What you need to do:
Everything from the first line of the data below through the line that contains "x_axis_end = xd(1060)" should be written out exactly, please, and nothing more; the pictures stay out.

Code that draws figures
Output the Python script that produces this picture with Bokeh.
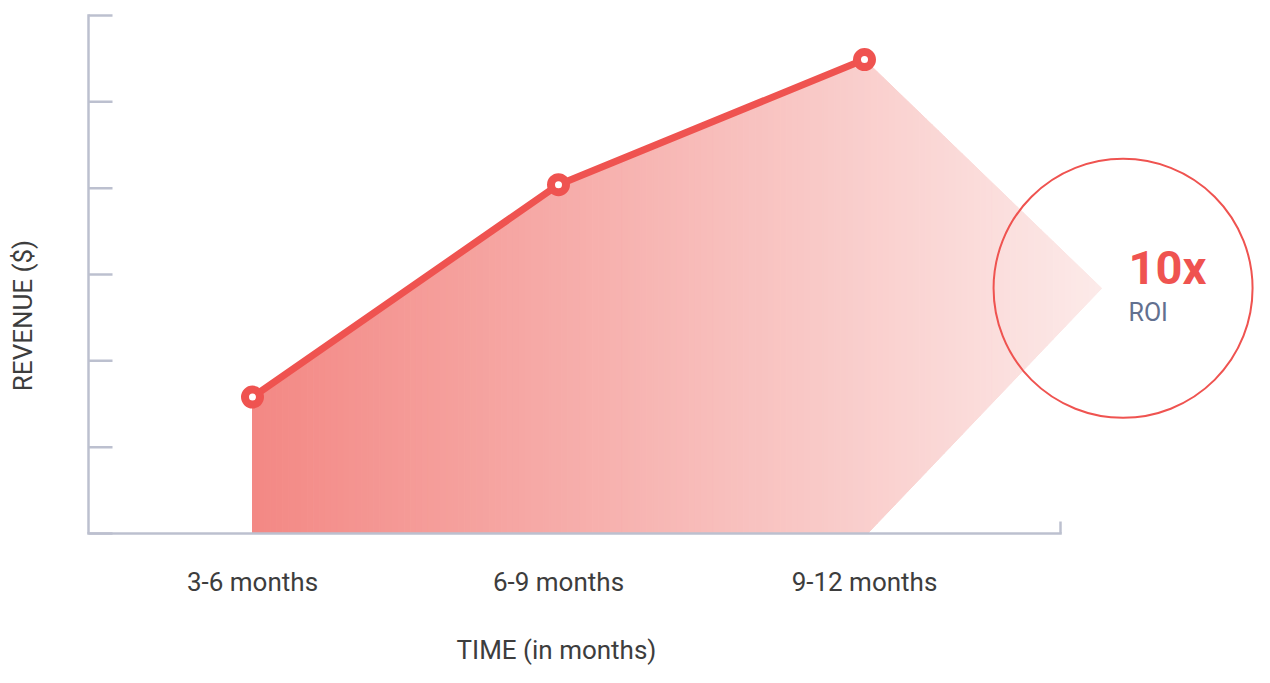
import numpy as np
from bokeh.plotting import figure
from bokeh.models import Range1d
from bokeh.core.properties import value
from bokeh.embed import file_html
from bokeh.resources import INLINE

# ---- data ----
periods = ["3-6 months", "6-9 months", "9-12 months"]
period_x = [1, 2, 3]
revenue = [1.58, 4.04, 5.49]
y_ticks = [0, 1, 2, 3, 4, 5, 6]
roi_value = "10x"
roi_label = "ROI"
arrow_tip = [3.775, 2.84]      # point of the projection toward the ROI badge
arrow_foot = [3.01, 0.0]       # where the projection meets the time axis
badge_center = [3.845, 2.84]
x_title = "TIME (in months)"
y_title = "REVENUE ($)"

# ---- styling ----
RED = "#ef5350"
AXIS = "#bcc0cf"
TXT = "#3d3d3d"
FONT = value("Roboto")
W, H = 1254, 667
SHIFT = 0.37   # baseline correction, fraction of font size

# layout helpers (pixel position on canvas -> data position)
PX_X, PX_Y = 306.0, 86.333
def xd(px):
    return 1 + (px - 252) / PX_X
def yd(py):
    return (533 - py) / PX_Y
def dx(n):
    return n / PX_X
def dy(n):
    return n / PX_Y
def base(py, fs):
    return yd(py - SHIFT * fs)

x_axis_start = xd(88)
x_axis_end = xd(1060)

p = figure(width=W, height=H, output_backend="svg", toolbar_location=None,
           x_range=Range1d(xd(0), xd(W)), y_range=Range1d(yd(H), yd(0)),
           x_axis_type=None, y_axis_type=None,
           min_border=0, min_border_left=0, min_border_right=0,
           min_border_top=0, min_border_bottom=0)
p.outline_line_color = None
p.grid.visible = False
p.background_fill_color = "white"
p.border_fill_color = "white"

# ---- gradient area (vertical strips) ----
up_x = period_x + [arrow_tip[0]]
up_y = revenue + [arrow_tip[1]]
lo_x = [period_x[0], arrow_foot[0], arrow_tip[0]]
lo_y = [0.0, arrow_foot[1], arrow_tip[1]]
c0 = np.array([243, 136, 132])
c1 = np.array([252, 234, 233])
N = 140
edges = np.linspace(period_x[0], arrow_tip[0], N + 1)
xs, ys, cols = [], [], []
for i in range(N):
    a, b = edges[i], edges[i + 1]
    ux = [a] + [v for v in up_x if a < v < b] + [b]
    lx = [a] + [v for v in lo_x if a < v < b] + [b]
    uy = list(np.interp(ux, up_x, up_y))
    ly = list(np.interp(lx, lo_x, lo_y))
    xs.append(ux + lx[::-1])
    ys.append(uy + ly[::-1])
    t = (0.5 * (a + b) - edges[0]) / (edges[-1] - edges[0])
    c = (c0 + (c1 - c0) * t).round().astype(int)
    cols.append("#%02x%02x%02x" % tuple(c))
p.patches(xs, ys, fill_color=cols, line_color=cols, line_width=1)

# ---- axes (drawn through the data scales) ----
p.segment(x0=[x_axis_start - dx(1.25)], y0=[0], x1=[x_axis_end + dx(1.25)], y1=[0],
          line_color=AXIS, line_width=2.5)
p.segment(x0=[x_axis_start], y0=[0], x1=[x_axis_start], y1=[y_ticks[-1] + dy(1.25)],
          line_color=AXIS, line_width=2.5)
p.segment(x0=[x_axis_start] * len(y_ticks), y0=y_ticks,
          x1=[x_axis_start + dx(24)] * len(y_ticks), y1=y_ticks,
          line_color=AXIS, line_width=2.5)
p.segment(x0=[x_axis_end], y0=[0], x1=[x_axis_end], y1=[dy(12)],
          line_color=AXIS, line_width=2.5)
p.text(x=period_x, y=[base(591, 26)] * len(period_x), text=periods, text_font=FONT,
       text_font_size="26px", text_color=TXT, text_align="center",
       text_baseline="alphabetic")

# ---- line and markers ----
p.line(period_x, revenue, line_width=7, line_color=RED, line_join="round")
p.scatter(period_x, revenue, size=15, line_width=8, line_color=RED, fill_color="white")

# ---- ROI badge ----
p.scatter([badge_center[0]], [badge_center[1]], size=259, fill_alpha=0,
          line_color=RED, line_width=2)
p.text(x=[xd(1128)], y=[base(284, 47)], text=[roi_value], text_font=FONT,
       text_font_size="47px", text_font_style="bold", text_color=RED,
       text_align="left", text_baseline="alphabetic")
p.text(x=[xd(1128)], y=[base(321, 25)], text=[roi_label], text_font=FONT,
       text_font_size="25px", text_color="#62708f",
       text_align="left", text_baseline="alphabetic")

# ---- axis titles ----
p.text(x=[xd(556)], y=[base(659, 26)], text=[x_title], text_font=FONT,
       text_font_size="26px", text_color=TXT, text_align="center",
       text_baseline="alphabetic")
p.text(x=[xd(32 - SHIFT * 26)], y=[yd(315)], text=[y_title], text_font=FONT,
       text_font_size="26px", text_color=TXT, text_align="center",
       text_baseline="alphabetic", angle=np.pi / 2)

open("out.html", "w").write(file_html(p, INLINE))
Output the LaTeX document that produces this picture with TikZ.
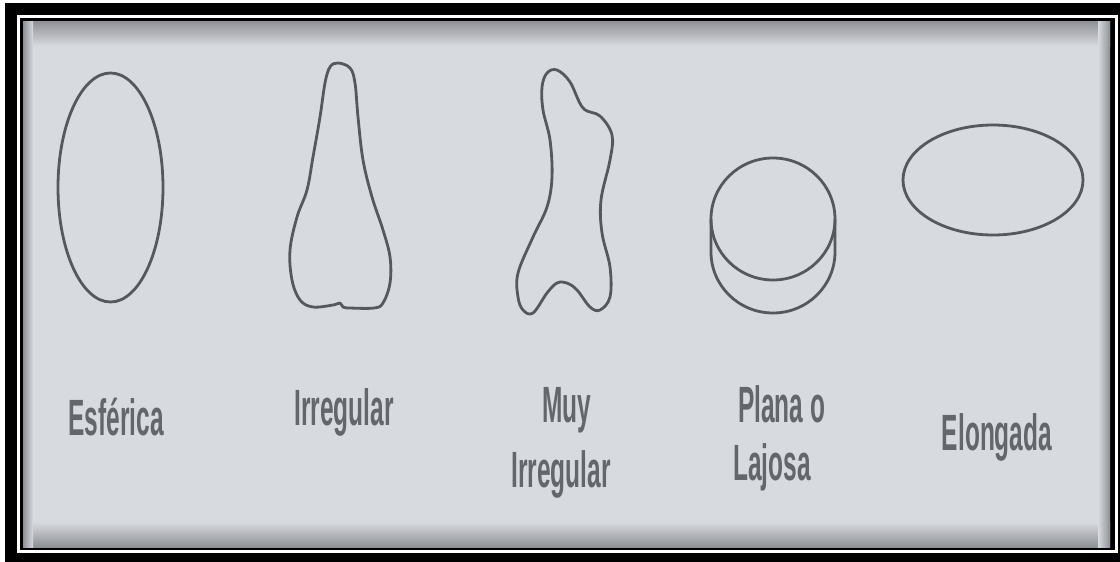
\documentclass[tikz,border=0pt]{standalone}
\usepackage{fontspec}
\newfontfamily\labelfont[FakeStretch=0.48]{Liberation Sans}
\definecolor{paper}{HTML}{D7DADF}
\definecolor{paperedge}{HTML}{8E9094}
\definecolor{ink}{HTML}{55585C}
\definecolor{labelink}{HTML}{63666B}
\tikzset{
  outline/.style={draw=ink, line width=2.8pt, line join=round},
  caption/.style={inner sep=0pt, anchor=base, text=labelink,
    font=\labelfont\bfseries\fontsize{51}{60}\selectfont},
}
\begin{document}
\begin{tikzpicture}[x=1pt, y=-1pt]
\useasboundingbox (0,0) rectangle (1120,562);
% frame: white margin, heavy black border, thin white and black rules
\fill[white] (0,0) rectangle (1120,562);
\fill[black] (5,3) rectangle (1120,562);
\fill[white] (17,15) rectangle (1118,553);
\fill[black] (20,18) rectangle (1115,550);
% the paper, darker toward its edges
\fill[paper] (23,21) rectangle (1110,547);
\shade[top color=paperedge, bottom color=paper] (23,21) rectangle (1110,46);
\shade[top color=paper, bottom color=paperedge] (23,522) rectangle (1110,547);
\shade[left color=paperedge, right color=paper] (23,21) rectangle (33,547);
\shade[left color=paper, right color=paperedge] (1098,21) rectangle (1110,547);

% Esferica
\draw[outline] (110.5,187.5) ellipse[x radius=52.5, y radius=114.5];
% Irregular
\draw[outline] plot[smooth cycle, tension=0.6] coordinates {
  (338,63) (350,68) (355,83) (358,117) (363,160) (372,197) (383,230)
  (390,257) (390,283) (383,303) (374,308) (350,308) (343,307) (340,303)
  (333,305) (313,307) (300,300) (292,280) (290,250) (297,217) (307,190)
  (313,157) (320,117) (325,83) (330,67)};
% Muy irregular
\draw[outline] plot[smooth cycle, tension=0.6] coordinates {
  (557,70) (570,82) (583,108) (600,116) (612,135) (610,160) (601,200)
  (602,233) (610,267) (610,297) (600,310) (590,307) (577,290) (567,283)
  (557,283) (547,293) (533,313) (523,310) (518,297) (518,273) (533,237)
  (547,207) (552,177) (550,140) (543,110) (542,87) (547,73)};
% Plana o lajosa: two stacked discs
\draw[outline] (773,219) ellipse[x radius=62, y radius=61];
\draw[outline] (711,219) -- (711,252)
  arc[start angle=180, end angle=0, x radius=62, y radius=61] -- (835,219);
% Elongada
\draw[outline] (993,180) ellipse[x radius=90, y radius=55];

% labels
\node[caption] (esf) at (116,435) {Esférica};
\node[caption] (irr) at (344,425) {Irregular};
\node[caption] (muy1) at (567,422) {Muy};
\node[caption] (muy2) at (561,487) {Irregular};
\node[caption, anchor=base west] (pla1) at (738,422) {Plana o};
\node[caption, anchor=base west] (pla2) at (733,480) {Lajosa};
\node[caption] (elo) at (997,450) {Elongada};
\end{tikzpicture}
\end{document}
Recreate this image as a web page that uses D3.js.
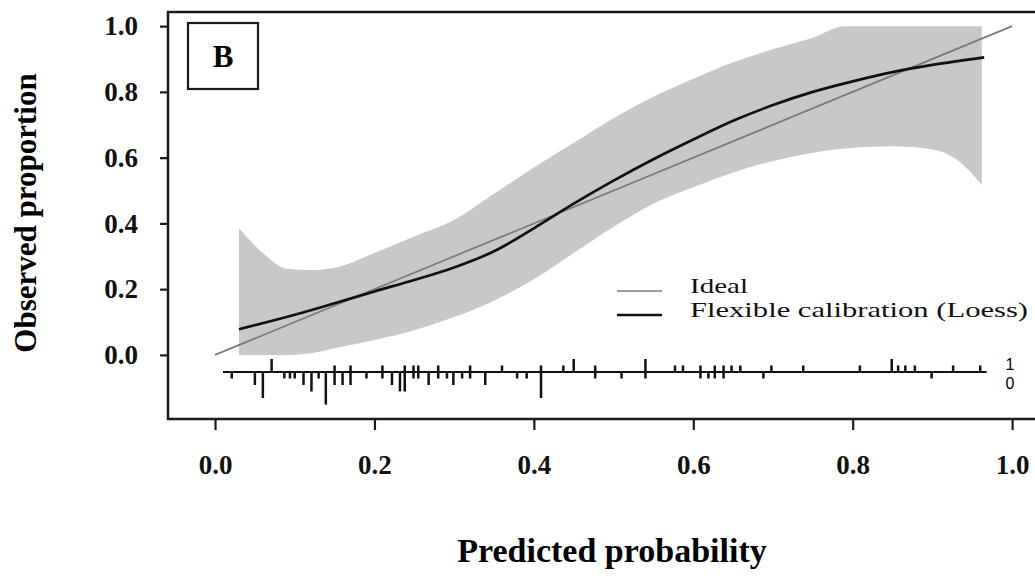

Worked answer:
Output the Python script that produces this picture with Bokeh.
import numpy as np
from bokeh.plotting import figure
from bokeh.models import Range1d
from bokeh.core.properties import value
from bokeh.embed import file_html
from bokeh.resources import INLINE

# ---- data ----
periods = ["3-6 months", "6-9 months", "9-12 months"]
period_x = [1, 2, 3]
revenue = [1.58, 4.04, 5.49]
y_ticks = [0, 1, 2, 3, 4, 5, 6]
roi_value = "10x"
roi_label = "ROI"
arrow_tip = [3.775, 2.84]      # point of the projection toward the ROI badge
arrow_foot = [3.01, 0.0]       # where the projection meets the time axis
badge_center = [3.845, 2.84]
x_title = "TIME (in months)"
y_title = "REVENUE ($)"

# ---- styling ----
RED = "#ef5350"
AXIS = "#bcc0cf"
TXT = "#3d3d3d"
FONT = value("Roboto")
W, H = 1254, 667
SHIFT = 0.37   # baseline correction, fraction of font size

# layout helpers (pixel position on canvas -> data position)
PX_X, PX_Y = 306.0, 86.333
def xd(px):
    return 1 + (px - 252) / PX_X
def yd(py):
    return (533 - py) / PX_Y
def dx(n):
    return n / PX_X
def dy(n):
    return n / PX_Y
def base(py, fs):
    return yd(py - SHIFT * fs)

x_axis_start = xd(88)
x_axis_end = xd(1060)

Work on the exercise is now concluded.